My thesis project, supervised by Olivier Bodini and Noam Zeilberger, is the asymptotic study of certain combinatorial classes which exhibit a behaviour of rapid growth: the sequence $$(A_n)_{n\geq 0}$$ enumerating the number of objects in such a class $$A$$ grows factorially.

Examples of such combinatorial classes arise from various fragments of the linear lambda calculus and various kinds of rooted, trivalent maps. These form the central objects of our study.
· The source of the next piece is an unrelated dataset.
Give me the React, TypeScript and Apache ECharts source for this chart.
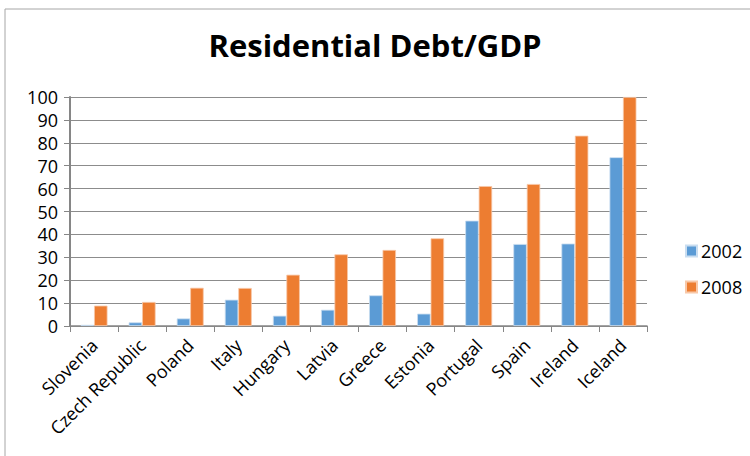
import React, { useEffect, useRef } from "react";
import * as echarts from "echarts";

const categories = ["Slovenia", "Czech Republic", "Poland", "Italy", "Hungary", "Latvia", "Greece", "Estonia", "Portugal", "Spain", "Ireland", "Iceland"];
const values2002 = [0.5, 1.6, 3.3, 11.5, 4.5, 7.1, 13.4, 5.4, 46, 35.8, 36, 73.7];
const values2008 = [8.9, 10.5, 16.7, 16.6, 22.4, 31.3, 33.2, 38.3, 61.1, 62, 83.1, 100];
const seriesNames = ["2002", "2008"];
const titleText = "Residential Debt/GDP";

export default function App() {
  const ref = useRef<HTMLDivElement>(null);
  useEffect(() => {
    document.body.style.margin = "0";
    const chart = echarts.init(ref.current!, null, { renderer: "svg" });
    const font = "'Open Sans', sans-serif";
    chart.setOption({
      animation: false,
      backgroundColor: "#ffffff",
      title: {
        text: titleText,
        left: "center",
        top: 24,
        textStyle: { fontFamily: font, fontWeight: "bold", fontSize: 31, color: "#000" },
      },
      graphic: [
        {
          type: "rect",
          shape: { x: 5, y: 9, width: 780, height: 480 },
          style: { fill: "none", stroke: "#a6a6a6", lineWidth: 1 },
          silent: true,
        },
      ],
      legend: {
        orient: "vertical",
        left: 680,
        top: 237,
        itemWidth: 11,
        itemHeight: 11,
        itemGap: 18,
        icon: "rect",
        textStyle: { fontFamily: font, fontSize: 18, color: "#000", padding: [0, 0, 0, -1] },
        data: seriesNames,
      },
      grid: { left: 70, right: 103, top: 97, bottom: 130 },
      xAxis: {
        type: "category",
        data: categories,
        axisLine: { lineStyle: { color: "#868686", width: 1.5 } },
        axisTick: { show: true, length: 6, lineStyle: { color: "#868686" } },
        axisLabel: { rotate: 45, interval: 0, fontFamily: font, fontSize: 18, color: "#000", margin: 16 },
      },
      yAxis: {
        type: "value",
        min: 0,
        max: 100,
        interval: 10,
        axisLine: { show: true, lineStyle: { color: "#868686", width: 2 } },
        axisTick: { show: true, length: 6, lineStyle: { color: "#868686" } },
        splitLine: { lineStyle: { color: "#8c8c8c", width: 1 } },
        axisLabel: { fontFamily: font, fontSize: 18, color: "#000", margin: 12 },
      },
      series: [
        {
          name: seriesNames[0],
          type: "bar",
          data: values2002,
          barGap: "0%",
          barCategoryGap: "44%",
          itemStyle: { color: "#5b9bd5", borderColor: "#c9ddf0", borderWidth: 0.8 },
        },
        {
          name: seriesNames[1],
          type: "bar",
          data: values2008,
          itemStyle: { color: "#ed7d31", borderColor: "#f8c8a8", borderWidth: 0.8 },
        },
      ],
    });
    return () => chart.dispose();
  }, []);
  return <div ref={ref} style={{ width: 750, height: 456 }} />;
}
To study the "typical behaviour" of large structures in such classes we make use of generating functions. For classes like the ones mentioned above these generating functions are, when viewed as power series, divergent; a direct consequence of the rapid growth behaviour discussed above. This means that the typical tools of analytic combinatorics may not be directly applicable to the study of these classes. As such, we are interested in developing new tools to tackle the asymptotic analysis of such objects. In particular, we focus on ways to analyse generating functions whose specifications are differentially algebraic, that is, such generating functions $$f(z)$$ satisfy equations of the form

$$P(z, f(z), f'(z), \dots, f^{(k)}(z)) = 0$$

for some polynomial $$P$$ of degree $$k+2$$.

More generally, I am interested in the interplay of logic, combinatorics, and graph theory.